Methods to operate a game

  1. playGame: play game is the primary method of the gameplay object. It loops around hands until a game is finished. The optional input rounds determines how many hands to play within a game (the default is the highest dominoe+1). This method resets and keeps track of scores throughout the game.
  2. playHand: play hand is used to operate a single hand. It initializes the hand, requests turns until the hand is no longer active, then informs the agents to perform final score updates (only relevant for TD-lambda agents).
  3. doTurn: this method is the belly of the gameplay, it manages every process that needs to happen throughout each turn of a hand.

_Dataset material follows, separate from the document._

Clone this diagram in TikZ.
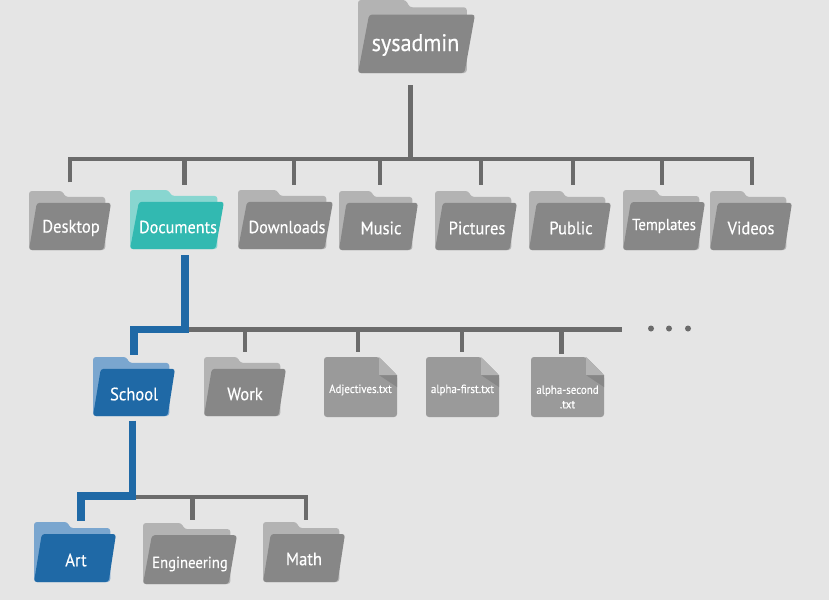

In order:
    • It stores a copy of the current player (i.e. the index of the agent who's turn it is). This is necessary because the "next player" attribute will be updated but the current player needs to be stored.
    • Presents game state to each agent, indicating who's turn it is and that this is a "pre-state" game state update. Agents decide whether to process the game state based on whether it's their turn and if it's a pre/post game state update.
    • Tells agents to perform prestate value estimates. Agents decide whether to do so based on whether it is their turn. This is where TD-lambda agents estimate the current value and populate their eligibility traces for the TD-lambda update rule.
    • Requests a play from whatever agent is up next. For TD-lambda agents, it creates a "gameEngine" that is passed to each agent, allowing them to simulate the next game state for each possible move. Basic agents ignore the gameEngine input.
    • Updates the game state based on what the agent's next play was.
    • Documents the gameplay so the user can assess what happened after the hand is completed (these variables are reset whenever a new hand starts).
    • Inform agents if their hand was played on (important for agents that process line sequences because it tells them they need to update their list of possible sequences).
    • Tells agents to perform poststate value updates. Agents decide whether to do so based on whether it is their turn and if they are set to "learning" mode (only TD-lambda agents do this).
  4. initializeHand: prepares all variables required for initializing a hand, including resetting of the meta parameters (e.g. handActive), shuffles agents if requested, and informs agents that a new hand has started.
  5. updateGameState: update game state takes in the next play by whichever agents turn it was, along with a representation of the current game state, and updates the game state according to the rules of dominoes.
  6. documentGameplay: given the most recent play, document gameplay stores the move in a set of vectors used for keeping track of what happened throughout a game.
  7. printResults: print the results of a game, including the score on each hand, the final score at the end, and details about the winner's performance.

Methods used to communicate with agents

  1. assignDominoes: uses the agents serve method to assign a list of dominoes the agent gets at the start of the hand.
  2. agentInitHand: uses the agents initHand method to tell them to do any necessary methods to start a new hand.
  3. presentGameState: uses the agents gameState method to inform the agent of the current game state. Additionally, it tells the agent who the current player is and whether this is a pre-state game state or a post-state game state so the agents can decide whether they need to process the game state at this time.
  4. performPrestateValueEstimate: uses the agents estimatePrestateValue method to tell agents to perform pre-state value updates.
  5. performPoststateValueEstimate: uses the agents updatePoststateValue method to tell agents to perform post-state value updates.
  6. performFinalScoreUpdates: calls updatePoststateValue again, but forces an update by setting currentPlayer=agent.agentIndex, which makes them do the update (TD-lambda agents should perform a final score update regardless of whether they played the final move!).